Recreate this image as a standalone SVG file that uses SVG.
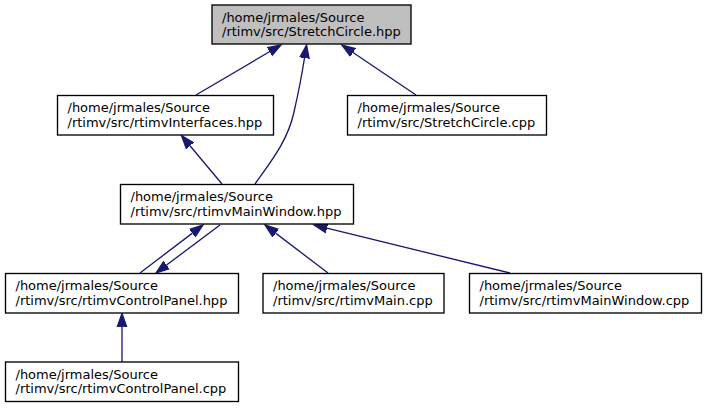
<svg xmlns="http://www.w3.org/2000/svg" width="708" height="409" viewBox="0 0 708 409">
<defs>
<style>
.box{fill:#ffffff;stroke:#000000;stroke-width:1.33}
.cur{fill:#bfbfbf;stroke:#000000;stroke-width:1.33}
.t{font-family:"DejaVu Sans","Liberation Sans",sans-serif;font-size:13px;fill:#000000}
.e{fill:none;stroke:#191970;stroke-width:1.33}
</style>
<marker id="ah" markerUnits="userSpaceOnUse" markerWidth="16" markerHeight="12" viewBox="0 -6 16 12" refX="0" refY="0" orient="auto">
<path d="M0,-4.67 L13.3,0 L0,4.67 z" fill="#191970" stroke="#191970" stroke-width="1.33"/>
</marker>
</defs>
<rect width="708" height="409" fill="#ffffff"/>
<g id="edges">
<line class="e" x1="196" y1="95" x2="269.5" y2="51.7" marker-end="url(#ah)"/>
<path class="e" d="M255,184 C272,160 288,140 294,112 C299,90 302,74 304.5,58" marker-end="url(#ah)"/>
<line class="e" x1="416" y1="95" x2="353" y2="52.5" marker-end="url(#ah)"/>
<line class="e" x1="222" y1="184" x2="190" y2="145.7" marker-end="url(#ah)"/>
<line class="e" x1="140" y1="273" x2="192.4" y2="233.1" marker-end="url(#ah)"/>
<line class="e" x1="220" y1="225" x2="166.6" y2="265" marker-end="url(#ah)"/>
<line class="e" x1="328" y1="273" x2="275.6" y2="233.1" marker-end="url(#ah)"/>
<line class="e" x1="510" y1="273" x2="326.9" y2="228.2" marker-end="url(#ah)"/>
<line class="e" x1="122" y1="362" x2="122" y2="326.8" marker-end="url(#ah)"/>
</g>
<g id="n_stretchcircle_hpp">
<rect class="cur" x="212" y="5" width="199" height="39"/>
<text class="t" x="222" y="21.5">/home/jrmales/Source</text>
<text class="t" x="222" y="36">/rtimv/src/StretchCircle.hpp</text>
</g>
<g id="n_rtimvinterfaces_hpp">
<rect class="box" x="57.5" y="95.5" width="216" height="39.5"/>
<text class="t" x="67.5" y="112">/home/jrmales/Source</text>
<text class="t" x="67.5" y="126.5">/rtimv/src/rtimvInterfaces.hpp</text>
</g>
<g id="n_stretchcircle_cpp">
<rect class="box" x="347.5" y="95.5" width="199" height="39.5"/>
<text class="t" x="357.5" y="112">/home/jrmales/Source</text>
<text class="t" x="357.5" y="126.5">/rtimv/src/StretchCircle.cpp</text>
</g>
<g id="n_rtimvmainwindow_hpp">
<rect class="box" x="120.5" y="184.5" width="233" height="39.5"/>
<text class="t" x="130.5" y="201">/home/jrmales/Source</text>
<text class="t" x="130.5" y="215.5">/rtimv/src/rtimvMainWindow.hpp</text>
</g>
<g id="n_rtimvcontrolpanel_hpp">
<rect class="box" x="5.5" y="273.5" width="233" height="39.5"/>
<text class="t" x="15.5" y="290">/home/jrmales/Source</text>
<text class="t" x="15.5" y="304.5">/rtimv/src/rtimvControlPanel.hpp</text>
</g>
<g id="n_rtimvmain_cpp">
<rect class="box" x="263" y="273.5" width="181" height="39.5"/>
<text class="t" x="273" y="290">/home/jrmales/Source</text>
<text class="t" x="273" y="304.5">/rtimv/src/rtimvMain.cpp</text>
</g>
<g id="n_rtimvmainwindow_cpp">
<rect class="box" x="469.5" y="273.5" width="232" height="39.5"/>
<text class="t" x="479.5" y="290">/home/jrmales/Source</text>
<text class="t" x="479.5" y="304.5">/rtimv/src/rtimvMainWindow.cpp</text>
</g>
<g id="n_rtimvcontrolpanel_cpp">
<rect class="box" x="5.5" y="362" width="233" height="39.5"/>
<text class="t" x="15.5" y="378.5">/home/jrmales/Source</text>
<text class="t" x="15.5" y="393">/rtimv/src/rtimvControlPanel.cpp</text>
</g>
</svg>
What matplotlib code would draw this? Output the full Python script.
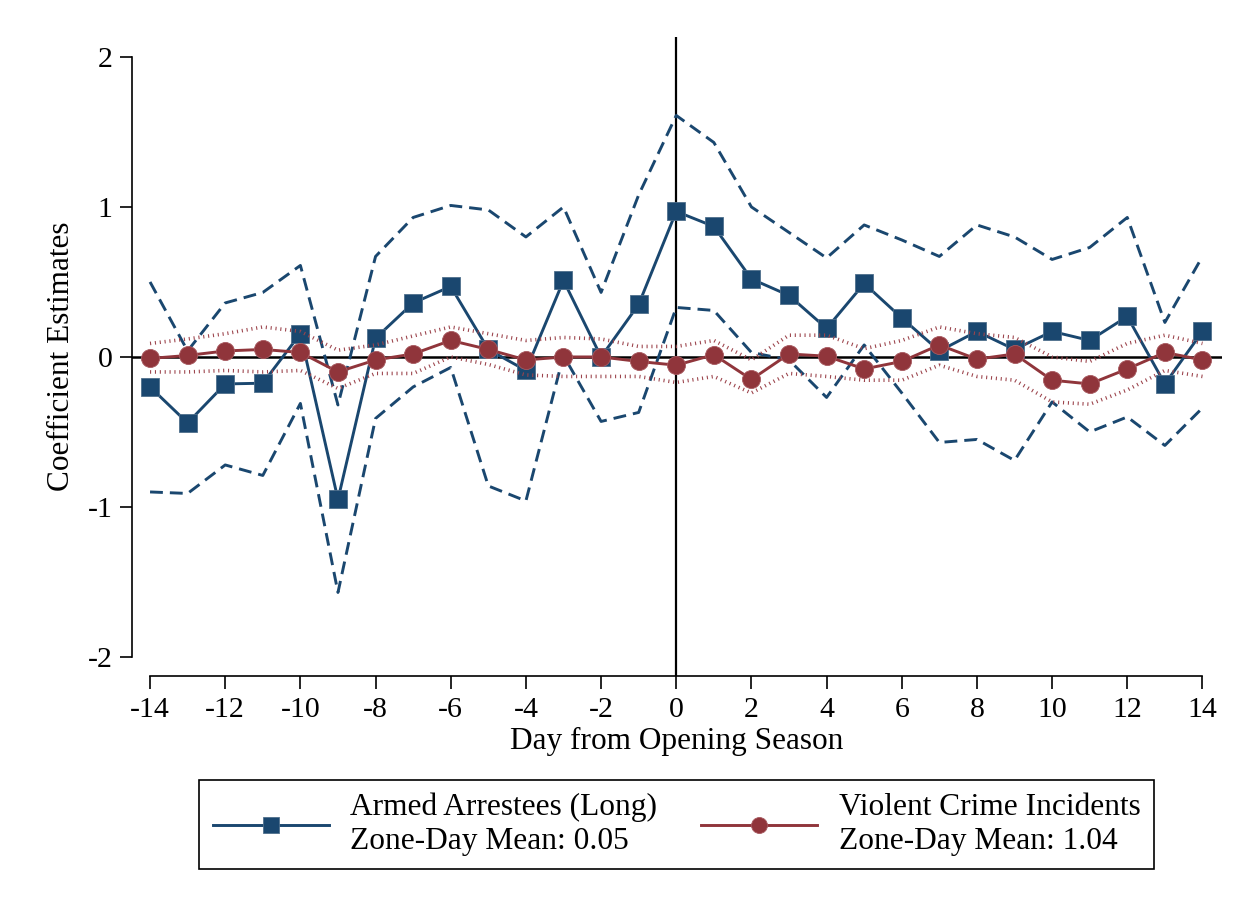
import matplotlib
matplotlib.use("Agg")
import matplotlib.pyplot as plt
from matplotlib.lines import Line2D

# ---------------- data ----------------
days = list(range(-14, 15))

armed_coef = [-0.20, -0.44, -0.18, -0.175, 0.155, -0.95, 0.125, 0.36, 0.47, 0.05,
              -0.09, 0.51, 0.00, 0.35, 0.97, 0.87, 0.52, 0.41, 0.19, 0.49,
              0.26, 0.04, 0.17, 0.05, 0.17, 0.11, 0.27, -0.18, 0.17]
armed_upper = [0.50, 0.04, 0.36, 0.43, 0.61, -0.32, 0.67, 0.93, 1.01, 0.98,
               0.80, 1.00, 0.43, 1.08, 1.61, 1.43, 1.00, 0.83, 0.66, 0.88,
               0.78, 0.67, 0.88, 0.80, 0.65, 0.73, 0.93, 0.23, 0.67]
armed_lower = [-0.90, -0.91, -0.72, -0.79, -0.31, -1.57, -0.41, -0.20, -0.07, -0.86,
               -0.96, 0.01, -0.43, -0.37, 0.33, 0.31, 0.03, -0.02, -0.27, 0.08,
               -0.24, -0.57, -0.55, -0.69, -0.30, -0.50, -0.40, -0.59, -0.34]

violent_coef = [-0.01, 0.01, 0.04, 0.05, 0.03, -0.10, -0.02, 0.02, 0.11, 0.05,
                -0.02, 0.00, 0.00, -0.03, -0.055, 0.015, -0.15, 0.02, 0.005, -0.08,
                -0.03, 0.08, -0.015, 0.02, -0.155, -0.18, -0.08, 0.03, -0.02]
violent_upper = [0.09, 0.12, 0.155, 0.20, 0.17, 0.045, 0.08, 0.14, 0.20, 0.155,
                 0.11, 0.13, 0.12, 0.07, 0.07, 0.11, -0.02, 0.145, 0.145, 0.055,
                 0.11, 0.20, 0.155, 0.13, 0.00, -0.03, 0.09, 0.145, 0.09]
violent_lower = [-0.10, -0.10, -0.09, -0.10, -0.09, -0.21, -0.11, -0.11, 0.00, -0.05,
                 -0.12, -0.13, -0.13, -0.13, -0.17, -0.13, -0.24, -0.11, -0.13, -0.155,
                 -0.155, -0.055, -0.13, -0.155, -0.30, -0.315, -0.22, -0.09, -0.13]

x_ticks = list(range(-14, 15, 2))
y_ticks = [-2, -1, 0, 1, 2]
x_label = "Day from Opening Season"
y_label = "Coefficient Estimates"
legend_labels = ["Armed Arrestees (Long)\nZone-Day Mean: 0.05",
                 "Violent Crime Incidents\nZone-Day Mean: 1.04"]

# ---------------- style ----------------
plt.rcParams['font.family'] = ['Liberation Serif', 'DejaVu Serif']
BLUE = '#1a476f'
RED = '#90353b'
RED_CI = '#9c444c'
LW = 2.1

W, H = 1252, 909
fig = plt.figure(figsize=(W / 100, H / 100), dpi=100)
fig.patch.set_facecolor('white')
ax = fig.add_axes([132 / W, 1 - 676 / H, (1222 - 132) / W, (676 - 37) / H])
ax.set_xlim(-14.48, 14.52)
ax.set_ylim(-2.127, 2.133)

# reference lines
ax.axhline(0, color='black', lw=1.8, zorder=1)
ax.axvline(0, color='black', lw=1.6, zorder=1)

# armed arrestees
ax.plot(days, armed_upper, color=BLUE, lw=LW, dashes=(4.4, 2.4), zorder=2)
ax.plot(days, armed_lower, color=BLUE, lw=LW, dashes=(4.4, 2.4), zorder=2)
ax.plot(days, armed_coef, color=BLUE, lw=LW, marker='s', ms=13.5,
        mec='#4f6f8c', mew=0.6, zorder=3)

# violent crime
ax.plot(days, violent_upper, color=RED_CI, lw=2.6, dashes=(0.3, 1.05),
        dash_capstyle='butt', zorder=4)
ax.plot(days, violent_lower, color=RED_CI, lw=2.6, dashes=(0.3, 1.05),
        dash_capstyle='butt', zorder=4)
ax.plot(days, violent_coef, color=RED, lw=LW, marker='o', ms=13,
        mec='#a85a60', mew=0.6, zorder=5)

# axes
for s in ['top', 'right']:
    ax.spines[s].set_visible(False)
ax.spines['left'].set_bounds(-2, 2)
ax.spines['bottom'].set_bounds(-14, 14)
ax.spines['left'].set_linewidth(1.2)
ax.spines['bottom'].set_linewidth(1.2)
ax.set_xticks(x_ticks)
ax.set_yticks(y_ticks)
ax.set_xticklabels([str(v) for v in x_ticks])
ax.set_yticklabels([str(v) for v in y_ticks])
ax.tick_params(axis='both', length=9, width=1.2, labelsize=21.5, direction='out')
ax.tick_params(axis='y', pad=5)
ax.tick_params(axis='x', pad=6)
ax.set_xlabel(x_label, fontsize=22.5)
ax.set_ylabel(y_label, fontsize=22.5)
ax.xaxis.set_label_coords(0.5, -0.08)
ax.yaxis.set_label_coords(-0.051, 0.5)

# legend
handles = [Line2D([], [], color=BLUE, lw=LW, marker='s', ms=12, mec='#4f6f8c', mew=0.6),
           Line2D([], [], color=RED, lw=LW, marker='o', ms=11.5, mec='#a85a60', mew=0.6)]
leg = ax.legend(handles, legend_labels, ncol=2, fontsize=22.6,
                loc='center', bbox_to_anchor=(676.5 / W, 1 - 824.5 / H),
                bbox_transform=fig.transFigure,
                frameon=True, fancybox=False, edgecolor='black', framealpha=1,
                handlelength=3.7, handletextpad=0.68, columnspacing=1.4,
                borderpad=0.42, numpoints=1, borderaxespad=0)
for t in leg.get_texts():
    t.set_linespacing(1.22)
leg.get_frame().set_linewidth(1.2)

fig.savefig('out.png', dpi=100, facecolor='white')
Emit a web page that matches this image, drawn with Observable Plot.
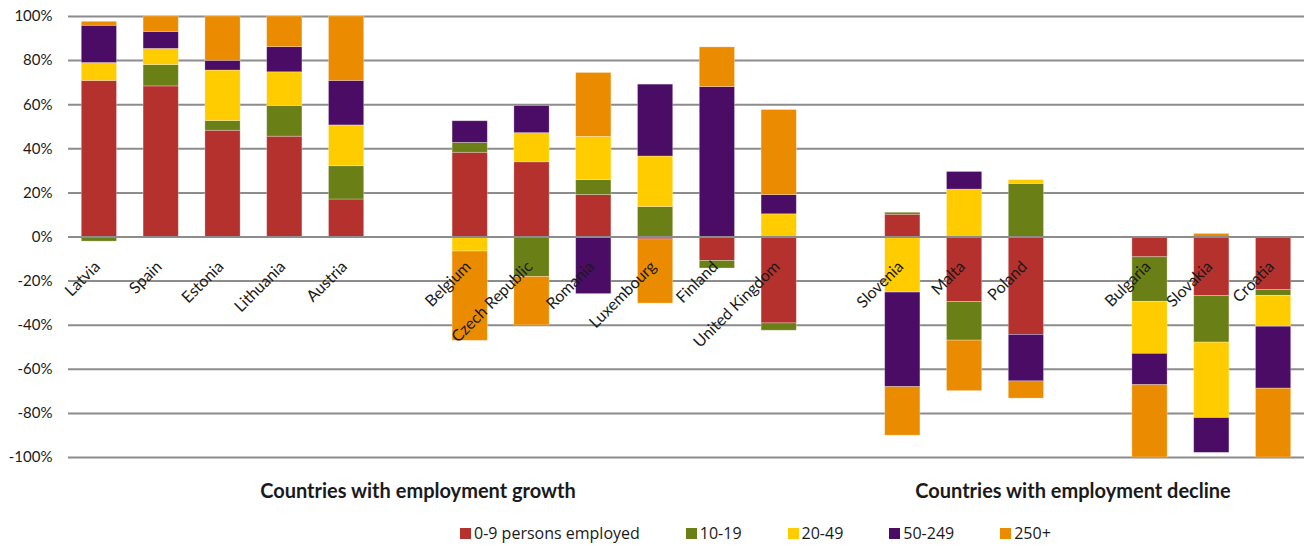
<!DOCTYPE html>
<html>
<head>
<meta charset="utf-8">
<script src="https://cdn.jsdelivr.net/npm/d3@7"></script>
<script src="https://cdn.jsdelivr.net/npm/@observablehq/plot@0.6"></script>
<style>
  html, body { margin: 0; padding: 0; background: #fff; }
  #wrap { position: relative; width: 1306px; height: 546px; font-family: Lato, "Open Sans", sans-serif; color: #1a1a1a; }
  .grp { position: absolute; top: 478px; font-weight: bold; font-size: 20px; transform: translateX(-50%); white-space: nowrap; }
  #legend { position: absolute; left: 460px; top: 522px; }
  #legend .lg-swatches-wrap { min-height: 22px; margin: 0; }
  #legend .lg-swatches-wrap .lg-swatch { margin-right: 46px; }
  #legend .lg-swatches-wrap .lg-swatch:first-child { margin-right: 42px; }
  #legend .lg-swatch > svg { margin-right: 3px; }
</style>
</head>
<body>
<div id="wrap">
  <div id="chart"></div>
  <div class="grp" style="left:418px">Countries with employment growth</div>
  <div class="grp" style="left:1073px">Countries with employment decline</div>
  <div id="legend"></div>
</div>
<script>
// Country groups (left to right), separated by gaps on the chart
const growthA = ["Latvia", "Spain", "Estonia", "Lithuania", "Austria"];
const growthB = ["Belgium", "Czech Republic", "Romania", "Luxembourg", "Finland", "United Kingdom"];
const declineA = ["Slovenia", "Malta", "Poland"];
const declineB = ["Bulgaria", "Slovakia", "Croatia"];
const countries = [...growthA, ...growthB, ...declineA, ...declineB];

// Size classes
const sizeClasses = ["0-9 persons employed", "10-19", "20-49", "50-249", "250+"];
const colors = ["#B5312D", "#6B7F17", "#FFCC00", "#4B0C66", "#EB8B00"];

// Contribution (%) of each size class, in the order of `countries`
const s0_9 =    [70.8, 68.3, 48.2, 45.5, 17.0, 38.2, 33.9, 19.0, -1.1, -10.9, -39.2, 10.1, -29.5, -44.4, -9.2, -26.8, -24.1];
const s10_19 =  [-2.1,  9.7,  4.4, 13.9, 15.1,  4.5, -18.1, 6.8, 13.6, -3.4,  -3.3,  0.9, -17.5, 24.1, -20.2, -21.1, -2.6];
const s20_49 =  [ 8.1,  7.3, 22.9, 15.3, 18.5, -6.6, 13.2, 19.6, 22.9,  0.0,  10.3, -25.2, 21.5,  1.7, -23.6, -34.2, -14.0];
const s50_249 = [16.9,  7.7,  4.4, 11.4, 20.2,  9.8, 12.3, -25.9, 32.6, 68.0,  8.7, -42.9,  8.0, -21.1, -14.2, -15.8, -28.1];
const s250 =    [ 1.8,  7.0, 20.1, 13.9, 29.2, -40.5, -22.0, 29.0, -29.1, 18.0, 38.6, -22.0, -22.9, -7.8, -32.8,  1.4, -31.2];

const yTicks = [-100, -80, -60, -40, -20, 0, 20, 40, 60, 80, 100];

const series = [s0_9, s10_19, s20_49, s50_249, s250];
const data = countries.flatMap((c, i) => series.map((s, k) => ({country: c, size: sizeClasses[k], value: s[i]})));

// x domain with empty slots between the groups
const xDomain = [...growthA, " ", ...growthB, "  ", ...declineA, "   ", ...declineB];

const chart = Plot.plot({
  width: 1306,
  height: 470,
  marginLeft: 68,
  marginRight: 2,
  marginTop: 16,
  marginBottom: 13,
  style: {fontFamily: "Lato, 'Open Sans', sans-serif", fontSize: "15px", color: "#1a1a1a", background: "#fff"},
  x: {domain: xDomain, paddingInner: 0.43, paddingOuter: 0.215, round: false, axis: null},
  y: {domain: [-100, 100], axis: null},
  color: {domain: sizeClasses, range: colors},
  marks: [
    Plot.ruleY(yTicks.filter(d => d !== 0), {stroke: "#8c8c8c", strokeWidth: 2}),
    Plot.barY(data, {x: "country", y: "value", fill: "size", stroke: "#fff", strokeOpacity: 0.35, strokeWidth: 0.8}),
    Plot.ruleY([0], {stroke: "#8c8c8c", strokeWidth: 2}),
    Plot.axisY({ticks: yTicks, tickFormat: d => d + "%", tickSize: 0, tickPadding: 16, fontSize: 15, fill: "#1a1a1a", label: null}),
    Plot.text(countries, {x: d => d, y: () => 0, text: d => d, rotate: -45, textAnchor: "end", dy: 27, dx: -2, fontSize: 16, fill: "#1a1a1a"})
  ]
});
document.getElementById("chart").appendChild(chart);

const legend = Plot.legend({
  color: {domain: sizeClasses, range: colors},
  swatchSize: 11,
  className: "lg",
  style: {fontFamily: "'Open Sans', Lato, sans-serif", fontSize: "16px", color: "#1a1a1a"}
});
document.getElementById("legend").appendChild(legend);
</script>
</body>
</html>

Aim: Copy the lines above exactly, starting with the line that contains "What matplotlib code" and ending with the line that contains "days = list(range(-14, 15))", and leave out any pictures.

Solution to this task:
What matplotlib code would draw this? Output the full Python script.
import matplotlib
matplotlib.use("Agg")
import matplotlib.pyplot as plt
from matplotlib.lines import Line2D

# ---------------- data ----------------
days = list(range(-14, 15))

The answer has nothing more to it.